Johns Hopkins Researchers Develop Safer Way to Make Induced Pluripotent Stem Cells
Researchers at Johns Hopkins have found a better way to create induced pluripotent stem (iPS) cells—adult cells reprogrammed with the properties of embryonic stem cells—from a small blood sample. This new method, described last week in Cell Research, avoids creating DNA changes that could lead to tumor formation.
“These iPS cells are much safer than ones made with previous technologies because they don’t involve integrating foreign viruses that can potentially lead to uncontrolled, cancerous cell growth,” says Linzhao Cheng, Ph.D., an associate professor of medicine in the Division of Hematology and a member of the Johns Hopkins Institute of Cell Engineering. “This is important if iPS cells are to be used as therapies one day.”

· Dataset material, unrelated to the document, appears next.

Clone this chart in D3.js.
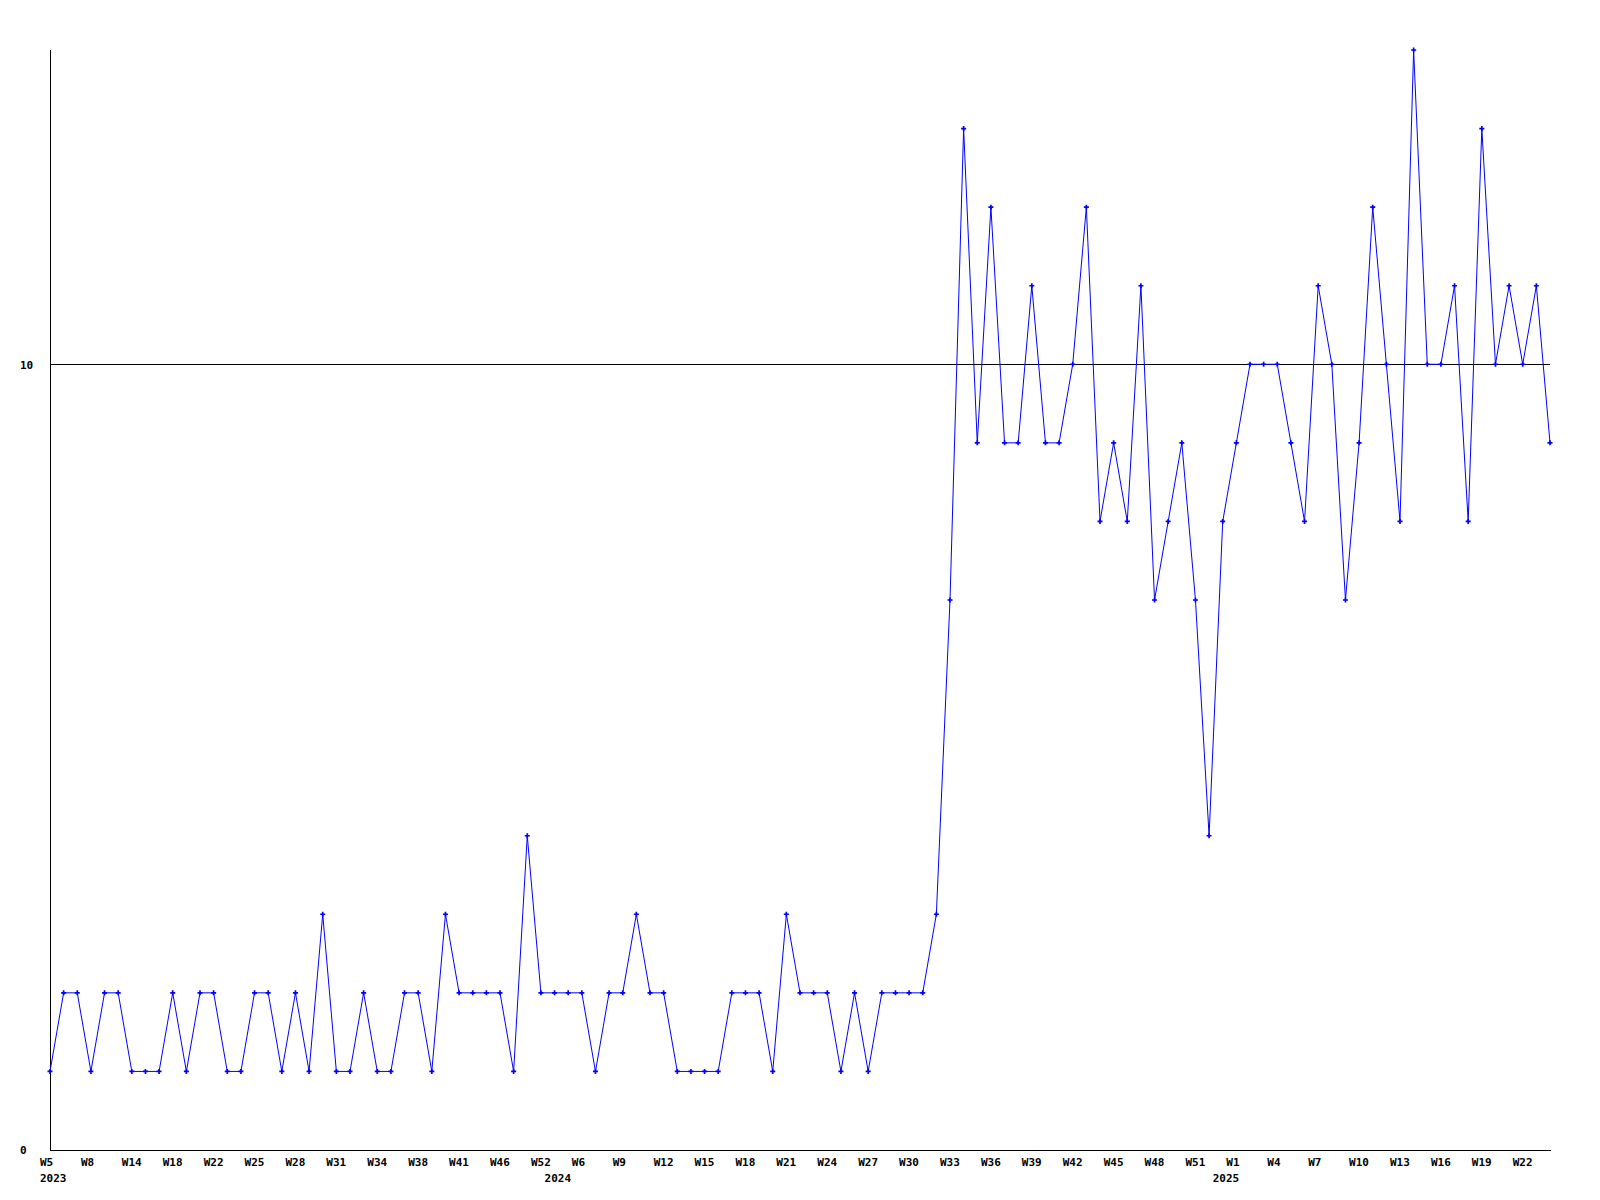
<!DOCTYPE html>
<html>
<head>
<meta charset="utf-8">
<script src="https://cdn.jsdelivr.net/npm/d3@7"></script>
<style>
  html, body { margin: 0; padding: 0; background: #ffffff; }
  svg { display: block; }
  text { font-family: "DejaVu Sans Mono", "Liberation Mono", monospace; font-weight: bold; font-size: 11px; fill: #000; }
</style>
</head>
<body>
<svg id="chart" width="1600" height="1200"></svg>
<script>
// Weekly values (one per point, 111 points)
const values = [
  1, 2, 2, 1, 2, 2, 1, 1, 1, 2,
  1, 2, 2, 1, 1, 2, 2, 1, 2, 1,
  3, 1, 1, 2, 1, 1, 2, 2, 1, 3,
  2, 2, 2, 2, 1, 4, 2, 2, 2, 2,
  1, 2, 2, 3, 2, 2, 1, 1, 1, 1,
  2, 2, 2, 1, 3, 2, 2, 2, 1, 2,
  1, 2, 2, 2, 2, 3, 7, 13, 9, 12,
  9, 9, 11, 9, 9, 10, 12, 8, 9, 8,
  11, 7, 8, 9, 7, 4, 8, 9, 10, 10,
  10, 9, 8, 11, 10, 7, 9, 12, 10, 8,
  14, 10, 10, 11, 8, 13, 10, 11, 10, 11,
  9
];
// Week tick labels, one every 3rd point
const weekLabels = [
  "W5", "W8", "W14", "W18", "W22", "W25", "W28", "W31", "W34", "W38",
  "W41", "W46", "W52", "W6", "W9", "W12", "W15", "W18", "W21", "W24",
  "W27", "W30", "W33", "W36", "W39", "W42", "W45", "W48", "W51", "W1",
  "W4", "W7", "W10", "W13", "W16", "W19", "W22"
];
const weekStep = 3;
// Year labels and the point index where each year starts
const yearLabels = ["2023", "2024", "2025"];
const yearIndex = [0, 37, 86];
// Y tick labels
const yTicks = [0, 10];
const yMax = 14;

const svg = d3.select("#chart");
const mLeft = 50, mRight = 1550, mTop = 50, mBottom = 1150;

const x = d3.scaleLinear().domain([0, values.length - 1]).range([mLeft, mRight]);
const y = d3.scaleLinear().domain([0, yMax]).range([mBottom, mTop]);

// Week label axis
const weekTicks = weekLabels.map((d, i) => i * weekStep);
const xAxis = d3.axisBottom(x)
  .tickValues(weekTicks)
  .tickSize(0)
  .tickPadding(0)
  .tickFormat((d, i) => weekLabels[i]);
const gx = svg.append("g").attr("transform", `translate(0,${mBottom})`).call(xAxis);
gx.select(".domain").remove();
gx.attr("font-family", null).attr("font-size", null);
gx.selectAll("text")
  .attr("text-anchor", "start")
  .attr("dx", -10.5)
  .attr("dy", null)
  .attr("y", 16);

// Year label axis
const yearAxis = d3.axisBottom(x)
  .tickValues(yearIndex)
  .tickSize(0)
  .tickPadding(0)
  .tickFormat((d, i) => yearLabels[i]);
const gyr = svg.append("g").attr("transform", `translate(0,${mBottom})`).call(yearAxis);
gyr.select(".domain").remove();
gyr.attr("font-family", null).attr("font-size", null);
gyr.selectAll("text")
  .attr("text-anchor", "start")
  .attr("dx", -10.5)
  .attr("dy", null)
  .attr("y", 32);

// Y axis labels
const yAxis = d3.axisLeft(y).tickValues(yTicks).tickSize(0).tickPadding(0).tickFormat(d3.format("d"));
const gy = svg.append("g").attr("transform", `translate(${mLeft},0)`).call(yAxis);
gy.select(".domain").remove();
gy.attr("font-family", null).attr("font-size", null);
gy.selectAll("text")
  .attr("text-anchor", "start")
  .attr("x", -30)
  .attr("dy", "0.35em");

// Horizontal reference line at 10
svg.append("line")
  .attr("x1", mLeft).attr("x2", mRight)
  .attr("y1", Math.round(y(10)) + 0.5).attr("y2", Math.round(y(10)) + 0.5)
  .attr("stroke", "#000").attr("stroke-width", 1).attr("shape-rendering", "crispEdges");

// Axis lines
svg.append("line")
  .attr("x1", mLeft + 0.5).attr("x2", mLeft + 0.5)
  .attr("y1", mTop).attr("y2", mBottom + 1)
  .attr("stroke", "#000").attr("stroke-width", 1).attr("shape-rendering", "crispEdges");
svg.append("line")
  .attr("x1", mLeft).attr("x2", mRight + 1)
  .attr("y1", mBottom + 0.5).attr("y2", mBottom + 0.5)
  .attr("stroke", "#000").attr("stroke-width", 1).attr("shape-rendering", "crispEdges");

// Data line
const line = d3.line().x((d, i) => x(i)).y(d => y(d));
svg.append("path")
  .datum(values)
  .attr("d", line)
  .attr("fill", "none")
  .attr("stroke", "#0000ff")
  .attr("stroke-width", 1);

// Markers
const sym = d3.symbol().type(d3.symbolCross).size(14);
svg.append("g").selectAll("path")
  .data(values)
  .join("path")
  .attr("d", sym)
  .attr("transform", (d, i) => `translate(${x(i)},${y(d)})`)
  .attr("fill", "#0000ff");
</script>
</body>
</html>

Cheng says the higher-quality iPS cells will also be more reliable in research studies, “since we don’t have to worry about extra genetic changes associated with previous technologies interfering with study results.”
Johns Hopkins researchers created the safer iPS cells by transferring a circular piece of DNA into blood cells from anonymous donors to deliver the needed genetic components. The traditional way is to use viruses to carry DNA into a cell’s genome. Unlike the viral methods, the circular DNA the Hopkins team used is designed to stay separate from the host cell’s genome. After the iPS cells formed, the circular DNA delivered into the blood cells was gradually lost.
Using about a tablespoon of human adult blood or umbilical cord blood, the researchers grew the blood cells in the lab for eight to nine days. The researchers then transferred the circular DNA into the blood cells, where the introduced genes turned on to convert the blood cells to iPS cells within 14 days.
The research group verified conversion from mature blood cells to iPS cells by testing their ability to behave like stem cells and differentiate into other cell types, such as bone, muscle or neural cells. They also looked at the DNA from a dozen iPS cell lines to make sure there were no DNA rearrangements.
Cheng says the new method is also more efficient than the traditional use of skin cells to make iPS cells. “After a skin biopsy, it takes a full month to grow the skin cells before they are ready to be reprogrammed into iPS cells, unlike the blood cells that only need to grow for eight or nine days,” says Cheng. “The time it takes to reprogram the iPS cells from blood cells is also shortened to two weeks, compared to the month it takes when using skin cells.”
Cheng says “this easy method of generating integration-free human iPS cells from blood cells will accelerate their use in both research and future clinical applications.”
This study was funded by The Johns Hopkins University, a New York Stem Cell grant and grants from the National Institutes of Health.
Other authors on this manuscript are Bin-Kuan Chou, Pashant Mali, Xiaosong Huang, Zhaohui Ye, Sarah Dowey, Linda Resar and Chunlin Zou of the Johns Hopkins University School of Medicine; Y. Alex Zhang of the Cell Therapy Center at Xuanwu Hospital and Capital Medical University in Beijing, China; and Jay Tong of All-Cells LLC in Emeryville, California.